Given task -> Give the data again exactly as written, skipping any pictures.
--- Start of Data supplied ---
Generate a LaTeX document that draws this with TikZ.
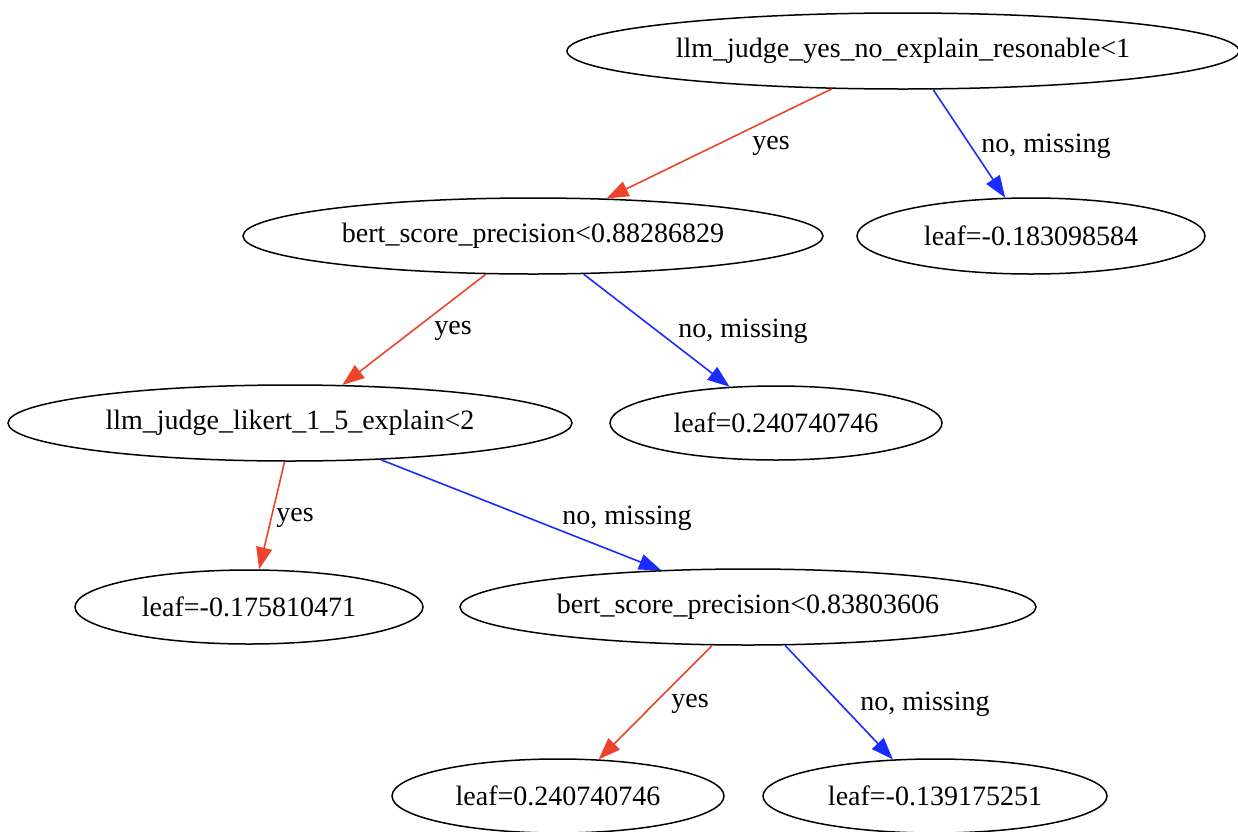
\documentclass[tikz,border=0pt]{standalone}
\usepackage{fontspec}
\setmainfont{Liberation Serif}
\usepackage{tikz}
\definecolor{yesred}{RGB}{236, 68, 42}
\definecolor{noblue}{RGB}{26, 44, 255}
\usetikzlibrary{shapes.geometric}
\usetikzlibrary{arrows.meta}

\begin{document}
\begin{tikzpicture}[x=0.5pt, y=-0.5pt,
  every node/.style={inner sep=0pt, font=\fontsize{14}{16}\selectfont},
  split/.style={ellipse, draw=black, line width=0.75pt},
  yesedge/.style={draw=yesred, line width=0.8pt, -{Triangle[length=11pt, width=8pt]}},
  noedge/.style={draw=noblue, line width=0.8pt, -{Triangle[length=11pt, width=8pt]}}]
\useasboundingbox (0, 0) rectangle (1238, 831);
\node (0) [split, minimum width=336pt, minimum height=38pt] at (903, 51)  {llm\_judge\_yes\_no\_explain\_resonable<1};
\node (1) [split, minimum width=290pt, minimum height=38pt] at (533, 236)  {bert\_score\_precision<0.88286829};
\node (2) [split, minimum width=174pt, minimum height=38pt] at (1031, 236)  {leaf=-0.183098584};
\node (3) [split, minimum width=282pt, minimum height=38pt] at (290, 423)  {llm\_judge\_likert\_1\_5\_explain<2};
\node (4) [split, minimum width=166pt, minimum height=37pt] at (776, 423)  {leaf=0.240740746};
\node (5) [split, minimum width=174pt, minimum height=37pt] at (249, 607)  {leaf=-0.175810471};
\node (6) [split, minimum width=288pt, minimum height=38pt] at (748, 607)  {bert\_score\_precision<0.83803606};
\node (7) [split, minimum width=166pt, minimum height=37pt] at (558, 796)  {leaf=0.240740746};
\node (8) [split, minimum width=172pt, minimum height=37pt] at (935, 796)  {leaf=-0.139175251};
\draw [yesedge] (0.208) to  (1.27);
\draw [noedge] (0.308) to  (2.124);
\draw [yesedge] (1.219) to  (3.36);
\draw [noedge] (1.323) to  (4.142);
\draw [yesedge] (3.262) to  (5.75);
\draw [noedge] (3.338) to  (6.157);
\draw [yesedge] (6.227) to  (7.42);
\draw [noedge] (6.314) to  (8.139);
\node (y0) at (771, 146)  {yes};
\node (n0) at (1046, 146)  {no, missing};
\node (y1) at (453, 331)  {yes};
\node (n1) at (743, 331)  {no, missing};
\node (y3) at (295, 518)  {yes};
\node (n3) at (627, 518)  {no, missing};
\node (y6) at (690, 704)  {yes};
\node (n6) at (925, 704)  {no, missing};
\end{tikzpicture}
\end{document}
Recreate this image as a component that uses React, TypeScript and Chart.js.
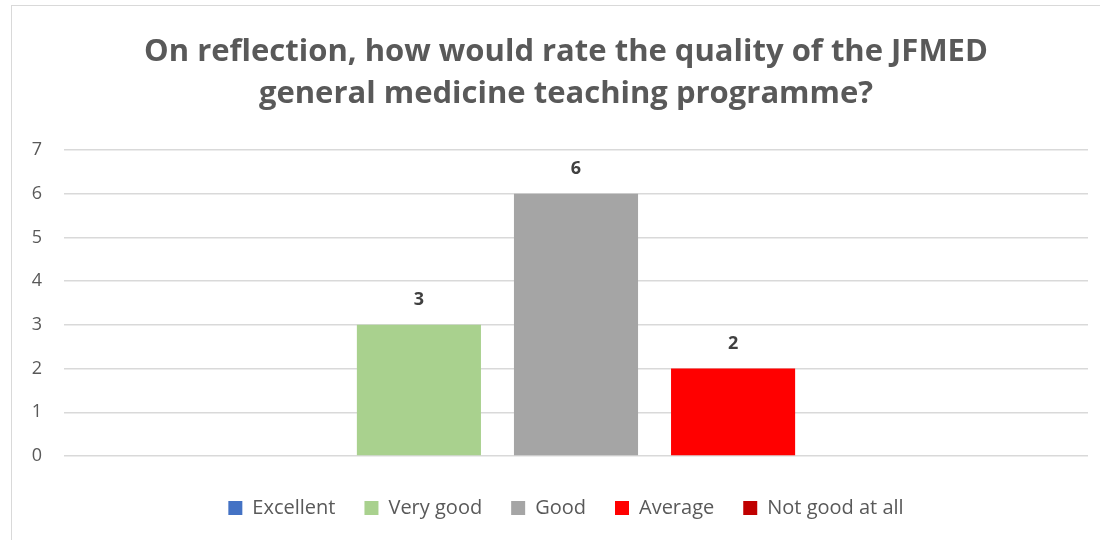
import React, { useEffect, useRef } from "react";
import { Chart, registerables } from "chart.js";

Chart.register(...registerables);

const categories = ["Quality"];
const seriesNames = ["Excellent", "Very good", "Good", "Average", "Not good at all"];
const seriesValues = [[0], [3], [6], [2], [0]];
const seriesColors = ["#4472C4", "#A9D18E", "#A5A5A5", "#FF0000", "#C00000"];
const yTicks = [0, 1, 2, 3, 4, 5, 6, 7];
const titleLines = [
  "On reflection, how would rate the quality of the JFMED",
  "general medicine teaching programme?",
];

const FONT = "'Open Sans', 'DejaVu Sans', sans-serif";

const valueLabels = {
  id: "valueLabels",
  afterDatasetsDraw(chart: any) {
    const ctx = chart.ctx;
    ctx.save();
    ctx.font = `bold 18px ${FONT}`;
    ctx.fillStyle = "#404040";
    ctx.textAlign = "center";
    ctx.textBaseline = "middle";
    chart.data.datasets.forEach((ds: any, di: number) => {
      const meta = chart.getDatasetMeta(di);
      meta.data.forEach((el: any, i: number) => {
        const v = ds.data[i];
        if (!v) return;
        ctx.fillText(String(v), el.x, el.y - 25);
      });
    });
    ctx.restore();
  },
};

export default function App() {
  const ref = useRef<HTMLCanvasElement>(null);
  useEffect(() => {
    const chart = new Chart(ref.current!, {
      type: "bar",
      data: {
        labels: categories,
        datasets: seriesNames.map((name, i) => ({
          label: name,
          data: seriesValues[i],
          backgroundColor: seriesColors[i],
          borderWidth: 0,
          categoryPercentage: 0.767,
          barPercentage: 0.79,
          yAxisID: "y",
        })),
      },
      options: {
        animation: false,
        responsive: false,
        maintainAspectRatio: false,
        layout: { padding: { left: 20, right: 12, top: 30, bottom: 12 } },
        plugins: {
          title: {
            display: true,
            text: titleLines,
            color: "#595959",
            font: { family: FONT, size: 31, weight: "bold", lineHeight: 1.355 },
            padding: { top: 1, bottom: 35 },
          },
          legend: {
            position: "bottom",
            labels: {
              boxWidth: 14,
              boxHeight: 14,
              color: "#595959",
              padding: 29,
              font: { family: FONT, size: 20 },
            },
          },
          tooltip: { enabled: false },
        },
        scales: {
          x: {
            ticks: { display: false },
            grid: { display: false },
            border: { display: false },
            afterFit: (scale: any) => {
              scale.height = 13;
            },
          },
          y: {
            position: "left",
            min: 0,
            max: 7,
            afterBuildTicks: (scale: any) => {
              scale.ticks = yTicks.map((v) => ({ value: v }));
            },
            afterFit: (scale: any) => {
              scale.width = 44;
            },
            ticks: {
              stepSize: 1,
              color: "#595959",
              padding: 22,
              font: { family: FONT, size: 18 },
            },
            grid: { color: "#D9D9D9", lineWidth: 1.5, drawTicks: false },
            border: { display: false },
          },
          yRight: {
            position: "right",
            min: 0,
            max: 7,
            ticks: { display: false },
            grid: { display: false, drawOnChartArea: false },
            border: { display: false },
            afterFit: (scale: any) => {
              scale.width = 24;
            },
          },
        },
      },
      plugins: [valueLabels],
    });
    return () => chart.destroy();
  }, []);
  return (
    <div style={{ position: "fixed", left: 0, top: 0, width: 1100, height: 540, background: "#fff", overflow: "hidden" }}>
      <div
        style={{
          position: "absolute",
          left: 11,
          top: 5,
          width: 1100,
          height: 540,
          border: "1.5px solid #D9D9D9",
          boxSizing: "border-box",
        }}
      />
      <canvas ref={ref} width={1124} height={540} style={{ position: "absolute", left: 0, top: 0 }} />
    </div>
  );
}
--- End of Data supplied ---
Response to the exercise ->
Generate a LaTeX document that draws this with TikZ.
\documentclass[tikz,border=0pt]{standalone}
\usepackage{fontspec}
\setmainfont{Liberation Serif}
\usepackage{tikz}
\definecolor{yesred}{RGB}{236, 68, 42}
\definecolor{noblue}{RGB}{26, 44, 255}
\usetikzlibrary{shapes.geometric}
\usetikzlibrary{arrows.meta}

\begin{document}
\begin{tikzpicture}[x=0.5pt, y=-0.5pt,
  every node/.style={inner sep=0pt, font=\fontsize{14}{16}\selectfont},
  split/.style={ellipse, draw=black, line width=0.75pt},
  yesedge/.style={draw=yesred, line width=0.8pt, -{Triangle[length=11pt, width=8pt]}},
  noedge/.style={draw=noblue, line width=0.8pt, -{Triangle[length=11pt, width=8pt]}}]
\useasboundingbox (0, 0) rectangle (1238, 831);
\node (0) [split, minimum width=336pt, minimum height=38pt] at (903, 51)  {llm\_judge\_yes\_no\_explain\_resonable<1};
\node (1) [split, minimum width=290pt, minimum height=38pt] at (533, 236)  {bert\_score\_precision<0.88286829};
\node (2) [split, minimum width=174pt, minimum height=38pt] at (1031, 236)  {leaf=-0.183098584};
\node (3) [split, minimum width=282pt, minimum height=38pt] at (290, 423)  {llm\_judge\_likert\_1\_5\_explain<2};
\node (4) [split, minimum width=166pt, minimum height=37pt] at (776, 423)  {leaf=0.240740746};
\node (5) [split, minimum width=174pt, minimum height=37pt] at (249, 607)  {leaf=-0.175810471};
\node (6) [split, minimum width=288pt, minimum height=38pt] at (748, 607)  {bert\_score\_precision<0.83803606};
\node (7) [split, minimum width=166pt, minimum height=37pt] at (558, 796)  {leaf=0.240740746};
\node (8) [split, minimum width=172pt, minimum height=37pt] at (935, 796)  {leaf=-0.139175251};
\draw [yesedge] (0.208) to  (1.27);
\draw [noedge] (0.308) to  (2.124);
\draw [yesedge] (1.219) to  (3.36);
\draw [noedge] (1.323) to  (4.142);
\draw [yesedge] (3.262) to  (5.75);
\draw [noedge] (3.338) to  (6.157);
\draw [yesedge] (6.227) to  (7.42);
\draw [noedge] (6.314) to  (8.139);
\node (y0) at (771, 146)  {yes};
\node (n0) at (1046, 146)  {no, missing};
\node (y1) at (453, 331)  {yes};
\node (n1) at (743, 331)  {no, missing};
\node (y3) at (295, 518)  {yes};
\node (n3) at (627, 518)  {no, missing};
\node (y6) at (690, 704)  {yes};
\node (n6) at (925, 704)  {no, missing};
\end{tikzpicture}
\end{document}
Recreate this image as a component that uses React, TypeScript and Chart.js.
import React, { useEffect, useRef } from "react";
import { Chart, registerables } from "chart.js";

Chart.register(...registerables);

const categories = ["Quality"];
const seriesNames = ["Excellent", "Very good", "Good", "Average", "Not good at all"];
const seriesValues = [[0], [3], [6], [2], [0]];
const seriesColors = ["#4472C4", "#A9D18E", "#A5A5A5", "#FF0000", "#C00000"];
const yTicks = [0, 1, 2, 3, 4, 5, 6, 7];
const titleLines = [
  "On reflection, how would rate the quality of the JFMED",
  "general medicine teaching programme?",
];

const FONT = "'Open Sans', 'DejaVu Sans', sans-serif";

const valueLabels = {
  id: "valueLabels",
  afterDatasetsDraw(chart: any) {
    const ctx = chart.ctx;
    ctx.save();
    ctx.font = `bold 18px ${FONT}`;
    ctx.fillStyle = "#404040";
    ctx.textAlign = "center";
    ctx.textBaseline = "middle";
    chart.data.datasets.forEach((ds: any, di: number) => {
      const meta = chart.getDatasetMeta(di);
      meta.data.forEach((el: any, i: number) => {
        const v = ds.data[i];
        if (!v) return;
        ctx.fillText(String(v), el.x, el.y - 25);
      });
    });
    ctx.restore();
  },
};

export default function App() {
  const ref = useRef<HTMLCanvasElement>(null);
  useEffect(() => {
    const chart = new Chart(ref.current!, {
      type: "bar",
      data: {
        labels: categories,
        datasets: seriesNames.map((name, i) => ({
          label: name,
          data: seriesValues[i],
          backgroundColor: seriesColors[i],
          borderWidth: 0,
          categoryPercentage: 0.767,
          barPercentage: 0.79,
          yAxisID: "y",
        })),
      },
      options: {
        animation: false,
        responsive: false,
        maintainAspectRatio: false,
        layout: { padding: { left: 20, right: 12, top: 30, bottom: 12 } },
        plugins: {
          title: {
            display: true,
            text: titleLines,
            color: "#595959",
            font: { family: FONT, size: 31, weight: "bold", lineHeight: 1.355 },
            padding: { top: 1, bottom: 35 },
          },
          legend: {
            position: "bottom",
            labels: {
              boxWidth: 14,
              boxHeight: 14,
              color: "#595959",
              padding: 29,
              font: { family: FONT, size: 20 },
            },
          },
          tooltip: { enabled: false },
        },
        scales: {
          x: {
            ticks: { display: false },
            grid: { display: false },
            border: { display: false },
            afterFit: (scale: any) => {
              scale.height = 13;
            },
          },
          y: {
            position: "left",
            min: 0,
            max: 7,
            afterBuildTicks: (scale: any) => {
              scale.ticks = yTicks.map((v) => ({ value: v }));
            },
            afterFit: (scale: any) => {
              scale.width = 44;
            },
            ticks: {
              stepSize: 1,
              color: "#595959",
              padding: 22,
              font: { family: FONT, size: 18 },
            },
            grid: { color: "#D9D9D9", lineWidth: 1.5, drawTicks: false },
            border: { display: false },
          },
          yRight: {
            position: "right",
            min: 0,
            max: 7,
            ticks: { display: false },
            grid: { display: false, drawOnChartArea: false },
            border: { display: false },
            afterFit: (scale: any) => {
              scale.width = 24;
            },
          },
        },
      },
      plugins: [valueLabels],
    });
    return () => chart.destroy();
  }, []);
  return (
    <div style={{ position: "fixed", left: 0, top: 0, width: 1100, height: 540, background: "#fff", overflow: "hidden" }}>
      <div
        style={{
          position: "absolute",
          left: 11,
          top: 5,
          width: 1100,
          height: 540,
          border: "1.5px solid #D9D9D9",
          boxSizing: "border-box",
        }}
      />
      <canvas ref={ref} width={1124} height={540} style={{ position: "absolute", left: 0, top: 0 }} />
    </div>
  );
}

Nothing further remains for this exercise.